Data lines:
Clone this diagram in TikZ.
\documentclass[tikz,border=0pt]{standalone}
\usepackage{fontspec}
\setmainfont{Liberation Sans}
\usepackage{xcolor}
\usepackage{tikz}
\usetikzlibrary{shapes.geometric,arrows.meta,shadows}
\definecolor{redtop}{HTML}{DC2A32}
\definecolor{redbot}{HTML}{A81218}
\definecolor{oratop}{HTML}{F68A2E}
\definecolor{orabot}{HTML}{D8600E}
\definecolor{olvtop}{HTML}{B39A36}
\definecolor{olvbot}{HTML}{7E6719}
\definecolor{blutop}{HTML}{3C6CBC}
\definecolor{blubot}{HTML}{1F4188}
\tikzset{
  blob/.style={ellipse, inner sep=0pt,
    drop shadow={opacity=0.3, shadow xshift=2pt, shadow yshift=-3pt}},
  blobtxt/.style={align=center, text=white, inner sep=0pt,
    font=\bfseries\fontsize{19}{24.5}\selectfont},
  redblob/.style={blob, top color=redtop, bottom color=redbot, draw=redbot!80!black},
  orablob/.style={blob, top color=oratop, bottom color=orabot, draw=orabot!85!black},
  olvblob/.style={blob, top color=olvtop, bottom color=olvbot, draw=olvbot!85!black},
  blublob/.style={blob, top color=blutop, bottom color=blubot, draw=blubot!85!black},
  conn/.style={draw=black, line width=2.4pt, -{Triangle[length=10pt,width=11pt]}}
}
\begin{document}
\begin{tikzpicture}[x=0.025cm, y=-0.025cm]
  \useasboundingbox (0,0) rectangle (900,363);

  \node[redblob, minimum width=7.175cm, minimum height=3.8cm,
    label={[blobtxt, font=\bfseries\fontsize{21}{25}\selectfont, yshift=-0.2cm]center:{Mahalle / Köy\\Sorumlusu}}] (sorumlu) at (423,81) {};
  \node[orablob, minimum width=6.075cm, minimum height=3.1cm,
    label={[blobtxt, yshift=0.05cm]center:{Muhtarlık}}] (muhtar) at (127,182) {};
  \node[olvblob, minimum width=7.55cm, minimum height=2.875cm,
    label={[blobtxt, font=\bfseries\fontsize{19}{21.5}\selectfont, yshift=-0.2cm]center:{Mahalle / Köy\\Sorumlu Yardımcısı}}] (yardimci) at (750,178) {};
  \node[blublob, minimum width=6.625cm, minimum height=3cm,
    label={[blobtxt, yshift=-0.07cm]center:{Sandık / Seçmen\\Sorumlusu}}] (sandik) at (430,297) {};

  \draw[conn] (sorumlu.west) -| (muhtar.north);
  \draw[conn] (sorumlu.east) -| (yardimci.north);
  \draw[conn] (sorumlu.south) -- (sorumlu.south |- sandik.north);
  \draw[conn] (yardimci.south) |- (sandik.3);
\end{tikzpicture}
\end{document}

Problem statement:
Print the whole listing exactly as it is.

Solution to this task:
Clone this diagram in TikZ.
\documentclass[tikz,border=0pt]{standalone}
\usepackage{fontspec}
\setmainfont{Liberation Sans}
\usepackage{xcolor}
\usepackage{tikz}
\usetikzlibrary{shapes.geometric,arrows.meta,shadows}
\definecolor{redtop}{HTML}{DC2A32}
\definecolor{redbot}{HTML}{A81218}
\definecolor{oratop}{HTML}{F68A2E}
\definecolor{orabot}{HTML}{D8600E}
\definecolor{olvtop}{HTML}{B39A36}
\definecolor{olvbot}{HTML}{7E6719}
\definecolor{blutop}{HTML}{3C6CBC}
\definecolor{blubot}{HTML}{1F4188}
\tikzset{
  blob/.style={ellipse, inner sep=0pt,
    drop shadow={opacity=0.3, shadow xshift=2pt, shadow yshift=-3pt}},
  blobtxt/.style={align=center, text=white, inner sep=0pt,
    font=\bfseries\fontsize{19}{24.5}\selectfont},
  redblob/.style={blob, top color=redtop, bottom color=redbot, draw=redbot!80!black},
  orablob/.style={blob, top color=oratop, bottom color=orabot, draw=orabot!85!black},
  olvblob/.style={blob, top color=olvtop, bottom color=olvbot, draw=olvbot!85!black},
  blublob/.style={blob, top color=blutop, bottom color=blubot, draw=blubot!85!black},
  conn/.style={draw=black, line width=2.4pt, -{Triangle[length=10pt,width=11pt]}}
}
\begin{document}
\begin{tikzpicture}[x=0.025cm, y=-0.025cm]
  \useasboundingbox (0,0) rectangle (900,363);

  \node[redblob, minimum width=7.175cm, minimum height=3.8cm,
    label={[blobtxt, font=\bfseries\fontsize{21}{25}\selectfont, yshift=-0.2cm]center:{Mahalle / Köy\\Sorumlusu}}] (sorumlu) at (423,81) {};
  \node[orablob, minimum width=6.075cm, minimum height=3.1cm,
    label={[blobtxt, yshift=0.05cm]center:{Muhtarlık}}] (muhtar) at (127,182) {};
  \node[olvblob, minimum width=7.55cm, minimum height=2.875cm,
    label={[blobtxt, font=\bfseries\fontsize{19}{21.5}\selectfont, yshift=-0.2cm]center:{Mahalle / Köy\\Sorumlu Yardımcısı}}] (yardimci) at (750,178) {};
  \node[blublob, minimum width=6.625cm, minimum height=3cm,
    label={[blobtxt, yshift=-0.07cm]center:{Sandık / Seçmen\\Sorumlusu}}] (sandik) at (430,297) {};

  \draw[conn] (sorumlu.west) -| (muhtar.north);
  \draw[conn] (sorumlu.east) -| (yardimci.north);
  \draw[conn] (sorumlu.south) -- (sorumlu.south |- sandik.north);
  \draw[conn] (yardimci.south) |- (sandik.3);
\end{tikzpicture}
\end{document}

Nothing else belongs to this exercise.